Adapting the Checklist to Your Stakes
The checklist is a maximum, not a mandate. Trim it deliberately, never by neglect.
- Internal, low-stakes tool: Specification, Inputs, and Measurement. Skip most of Actions if nothing consequential can happen.
- Customer-facing, no real actions: Add Outputs in full and the logging item from Operations. Confident fabrication is now a reputational risk.
- Customer-facing with consequential actions: Every item, no exceptions. This is the configuration the checklist was designed for.
The wrong way to shorten the list is to drop items you find tedious; the right way is to drop items whose failure mode genuinely cannot occur in your system. If you are unsure whether a failure mode applies, assume it does, because the cost of an unnecessary control is minutes while the cost of a missing one is an incident.
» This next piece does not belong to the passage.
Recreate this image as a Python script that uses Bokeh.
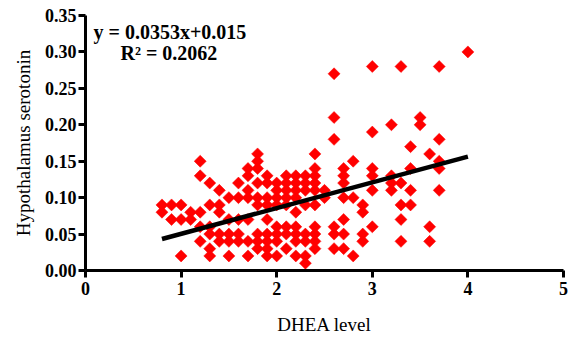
import numpy as np
from bokeh.plotting import figure
from bokeh.models import Range1d, FixedTicker, NumeralTickFormatter, Label
from bokeh.embed import file_html
from bokeh.resources import INLINE

# DHEA level (x) and hypothalamus serotonin (y), read column by column
dhea = (
    [0.8] * 2 + [0.9] * 2 + [1.0] * 3 + [1.1] * 2 + [1.2] * 5 + [1.3] * 6 +
    [1.4] * 5 + [1.5] * 5 + [1.6] * 5 + [1.7] * 7 + [1.8] * 9 + [1.9] * 9 +
    [2.0] * 8 + [2.1] * 8 + [2.2] * 9 + [2.3] * 8 + [2.4] * 10 + [2.5] * 2 +
    [2.6] * 6 + [2.7] * 7 + [2.8] * 3 + [2.9] * 4 + [3.0] * 6 + [3.2] * 4 +
    [3.3] * 5 + [3.4] * 4 + [3.5] * 2 + [3.6] * 3 + [3.7] * 5 + [4.0] * 1
)
serotonin = [
    0.09, 0.08,
    0.09, 0.07,
    0.09, 0.07, 0.02,
    0.08, 0.07,
    0.15, 0.13, 0.08, 0.06, 0.04,
    0.12, 0.09, 0.06, 0.05, 0.03, 0.02,
    0.11, 0.09, 0.08, 0.05, 0.04,
    0.10, 0.07, 0.05, 0.04, 0.02,
    0.12, 0.10, 0.07, 0.05, 0.04,
    0.14, 0.13, 0.11, 0.10, 0.07, 0.04, 0.02,
    0.16, 0.15, 0.14, 0.12, 0.10, 0.09, 0.05, 0.04, 0.03,
    0.13, 0.12, 0.10, 0.09, 0.07, 0.05, 0.04, 0.03, 0.02,
    0.12, 0.11, 0.10, 0.09, 0.06, 0.05, 0.04, 0.02,
    0.13, 0.12, 0.11, 0.10, 0.09, 0.06, 0.05, 0.03,
    0.13, 0.12, 0.11, 0.10, 0.08, 0.06, 0.05, 0.04, 0.02,
    0.13, 0.12, 0.11, 0.09, 0.05, 0.04, 0.02, 0.01,
    0.16, 0.14, 0.13, 0.12, 0.11, 0.09, 0.06, 0.05, 0.04, 0.03,
    0.11, 0.10,
    0.27, 0.21, 0.18, 0.06, 0.05, 0.03,
    0.14, 0.13, 0.12, 0.10, 0.07, 0.05, 0.03,
    0.15, 0.10, 0.02,
    0.09, 0.08, 0.05, 0.04,
    0.28, 0.19, 0.14, 0.13, 0.11, 0.06,
    0.20, 0.13, 0.12, 0.11,
    0.28, 0.12, 0.09, 0.07, 0.04,
    0.17, 0.14, 0.11, 0.09,
    0.21, 0.20,
    0.16, 0.06, 0.04,
    0.28, 0.18, 0.15, 0.14, 0.11,
    0.30,
]

slope = 0.0353
intercept = 0.015
r_squared = "0.2062"
x_ticks = [0, 1, 2, 3, 4, 5]
y_ticks = [0.0, 0.05, 0.10, 0.15, 0.20, 0.25, 0.30, 0.35]

FONT = "Liberation Serif"

p = figure(width=571, height=338, output_backend="svg", toolbar_location=None,
           x_range=Range1d(0, 5), y_range=Range1d(0, 0.35),
           min_border_left=85, min_border_right=8, min_border_top=15,
           min_border_bottom=68)
p.outline_line_color = None
p.xgrid.visible = False
p.ygrid.visible = False
p.background_fill_color = "white"
p.border_fill_color = "white"

p.scatter(dhea, serotonin, marker="square", size=8.5, angle=np.pi / 4,
          fill_color="#ff0000", line_color="#ff0000", line_width=0.5)

fx = np.array([min(dhea), max(dhea)])
p.line(fx, slope * fx + intercept, line_color="black", line_width=4.5)

for ax in (p.xaxis, p.yaxis):
    ax.axis_line_width = 3
    ax.axis_line_color = "black"
    ax.major_tick_line_width = 3
    ax.major_tick_out = 7
    ax.major_tick_in = 0
    ax.minor_tick_line_color = None
    ax.major_label_text_font = FONT
    ax.major_label_text_font_style = "bold"
    ax.major_label_text_font_size = "18px"
    ax.major_label_text_color = "black"
    ax.axis_label_text_font = FONT
    ax.axis_label_text_font_style = "normal"
    ax.axis_label_text_font_size = "19px"
    ax.axis_label_text_color = "black"

p.xaxis.ticker = FixedTicker(ticks=x_ticks)
p.yaxis.ticker = FixedTicker(ticks=y_ticks)
p.yaxis.formatter = NumeralTickFormatter(format="0.00")
p.xaxis.major_label_standoff = 4
p.yaxis.major_label_standoff = 2
p.xaxis.axis_label = "DHEA level"
p.yaxis.axis_label = "Hypothalamus serotonin"
p.xaxis.axis_label_standoff = 16
p.yaxis.axis_label_standoff = 8

eq1 = Label(x=0.084, y=0.327, text=f"y = {slope}x+{intercept}",
            text_font=FONT, text_font_style="bold", text_font_size="20px",
            text_baseline="middle", text_align="left", text_color="black")
eq2 = Label(x=0.366, y=0.298, text=f"R\u00b2 = {r_squared}",
            text_font=FONT, text_font_style="bold", text_font_size="20px",
            text_baseline="middle", text_align="left", text_color="black")
p.add_layout(eq1)
p.add_layout(eq2)

open("out.html", "w").write(file_html(p, INLINE))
One more adaptation note: as your system matures, the checklist should grow, not shrink. Every real incident and every red-team finding becomes a new line item or a new eval case. A checklist that looks identical a year after launch is a checklist nobody has been learning from. Treat it as a living document that accumulates the specific lessons your deployment has taught you, layered on top of these universal items.
How to Use This Checklist
Run the full list before launch. After launch, the Inputs, Outputs, and Measurement sections re-run on every change; Operations runs on its schedule; Specification gets reviewed when the product shifts. Treat an unchecked box on a high-stakes system as a blocker, not a note for later. Pair this with our framework for the reasoning that tells you which items a novel deployment needs.
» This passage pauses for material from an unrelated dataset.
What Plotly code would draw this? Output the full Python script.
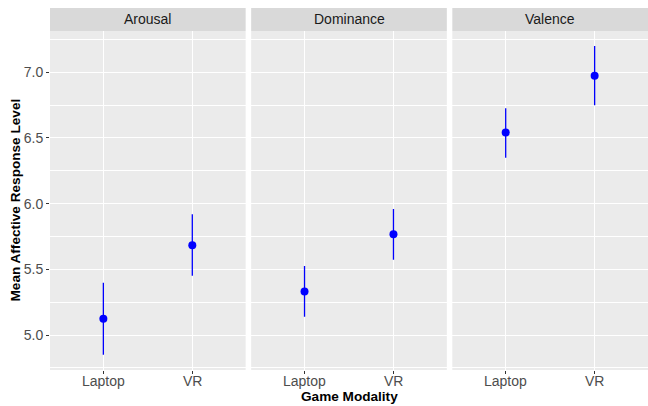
import plotly.graph_objects as go

panels = ["Arousal", "Dominance", "Valence"]
modalities = ["Laptop", "VR"]
means = {
    "Arousal": [5.124, 5.684],
    "Dominance": [5.332, 5.768],
    "Valence": [6.541, 6.974],
}
lower = {
    "Arousal": [4.85, 5.451],
    "Dominance": [5.139, 5.573],
    "Valence": [6.35, 6.749],
}
upper = {
    "Arousal": [5.398, 5.92],
    "Dominance": [5.525, 5.96],
    "Valence": [6.726, 7.20],
}
y_ticks = [5.0, 5.5, 6.0, 6.5, 7.0]
y_tick_labels = ["5.0", "5.5", "6.0", "6.5", "7.0"]

FONT = "Liberation Sans, Arial, sans-serif"
W, H = 648, 406
L, R, T, B = 50, 0, 31, 36
plot_w = W - L - R
plot_h = H - T - B
gap = 5.5 / plot_w
pw = (1 - 2 * gap) / 3
domains = [[i * (pw + gap), i * (pw + gap) + pw] for i in range(3)]

fig = go.Figure()
xpos = [1, 2]
for i, p in enumerate(panels):
    ax = "" if i == 0 else str(i + 1)
    fig.add_trace(go.Scatter(
        x=xpos, y=means[p], mode="markers",
        marker=dict(color="blue", size=8),
        error_y=dict(type="data", symmetric=False,
                     array=[u - m for u, m in zip(upper[p], means[p])],
                     arrayminus=[m - l for m, l in zip(means[p], lower[p])],
                     color="blue", thickness=1.3, width=0),
        xaxis="x" + ax, yaxis="y" + ax, showlegend=False,
        cliponaxis=False,
    ))
    fig.update_layout(**{
        "xaxis" + ax: dict(domain=domains[i], range=[0.4, 2.6], tickvals=xpos,
                           ticktext=modalities, showgrid=True, gridcolor="white",
                           gridwidth=1.1, zeroline=False, ticks="outside",
                           ticklen=3, tickcolor="#333333", tickwidth=1,
                           showticklabels=False,
                           anchor="y" + ax, fixedrange=True),
        "yaxis" + ax: dict(domain=[0, 1], range=[4.734, 7.314], tickvals=y_ticks,
                           ticktext=y_tick_labels, showgrid=True, gridcolor="white",
                           gridwidth=1.1, zeroline=False,
                           ticks="outside" if i == 0 else "", ticklen=3,
                           tickcolor="#333333", showticklabels=(i == 0),
                           tickfont=dict(family=FONT, size=14, color="#4D4D4D"),
                           minor=dict(tick0=4.75, dtick=0.5, showgrid=True,
                                      gridcolor="white", gridwidth=0.5, ticks=""),
                           anchor="x" + ax, fixedrange=True),
    })
    for xv, lab in zip(xpos, modalities):
        fig.add_annotation(text=lab, xref="x" + ax, yref="paper", x=xv,
                           y=-11 / plot_h, showarrow=False, xanchor="center",
                           yanchor="middle",
                           font=dict(family=FONT, size=14, color="#4D4D4D"))
    fig.add_shape(type="rect", xref="paper", yref="paper",
                  x0=domains[i][0], x1=domains[i][1], y0=0, y1=1,
                  fillcolor="#EBEBEB", line_width=0, layer="below")
    fig.add_shape(type="rect", xref="paper", yref="paper",
                  x0=domains[i][0], x1=domains[i][1], y0=1, y1=1 + 23 / plot_h,
                  fillcolor="#D9D9D9", line_width=0, layer="below")
    fig.add_annotation(text=p, xref="paper", yref="paper",
                       x=(domains[i][0] + domains[i][1]) / 2, y=1 + 11.5 / plot_h,
                       showarrow=False, xanchor="center", yanchor="middle",
                       font=dict(family=FONT, size=14, color="#1A1A1A"))

fig.add_annotation(text="<b>Game Modality</b>", xref="paper", yref="paper",
                   x=0.5, y=-27 / plot_h, showarrow=False, xanchor="center",
                   yanchor="middle", font=dict(family=FONT, size=13.6, color="black"))
fig.add_annotation(text="<b>Mean Affective Response Level</b>", xref="paper",
                   yref="paper", x=-35 / plot_w, y=0.5, textangle=-90,
                   showarrow=False, xanchor="center", yanchor="middle",
                   font=dict(family=FONT, size=13.6, color="black"))

fig.update_layout(width=W, height=H, margin=dict(l=L, r=R, t=T, b=B),
                  paper_bgcolor="white", plot_bgcolor="rgba(0,0,0,0)",
                  font=dict(family=FONT))
fig.write_html("out.html", config={"displayModeBar": False},
               post_script="document.body.style.margin='0';document.body.style.overflow='hidden';")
Frequently Asked Questions
Can I skip sections for an internal tool?
Yes. For a low-stakes internal tool, the Specification, Inputs, and Measurement sections give you most of the protection. The Actions section matters only if the tool can take consequential actions. Scale the checklist to the stakes.
Which section should I never skip?
Measurement. Without an evaluation set, every other item becomes unverifiable, and you have no way to know whether a change made things better or worse. It is the cheapest section to start and the most expensive to lack.
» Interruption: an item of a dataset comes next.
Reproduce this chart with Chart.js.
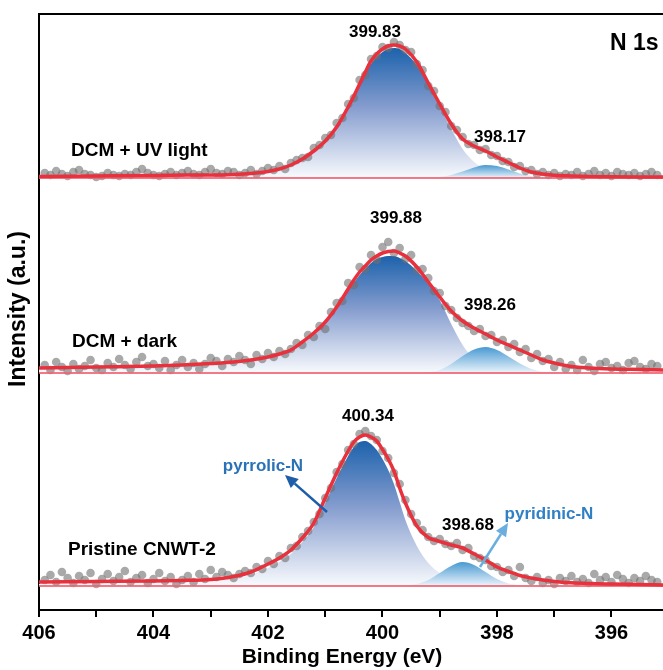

How often should I actually re-run this?
Inputs, Outputs, and Measurement on every change that touches the model, prompt, or config. Operations on a fixed schedule. The full list before any launch. The point is that safety is maintained, not certified once.
What if I do not have time for all of it?
Do the privilege wall, instruction-data separation, and a small eval set first. Those three address the most dangerous and most common failures. The rest reduces risk further but is lower priority under time pressure.
Key Takeaways
- Write a concrete "must never" list before building; it is the spec everything tests against.
- Separate untrusted input from instructions and validate all output in code.
- Route consequential actions through a deterministic privilege wall with least privilege.
- An evaluation set that gates every change is the section teams skip and need most.
- Log, red-team on a schedule, and review the spec so safety stays a maintained property.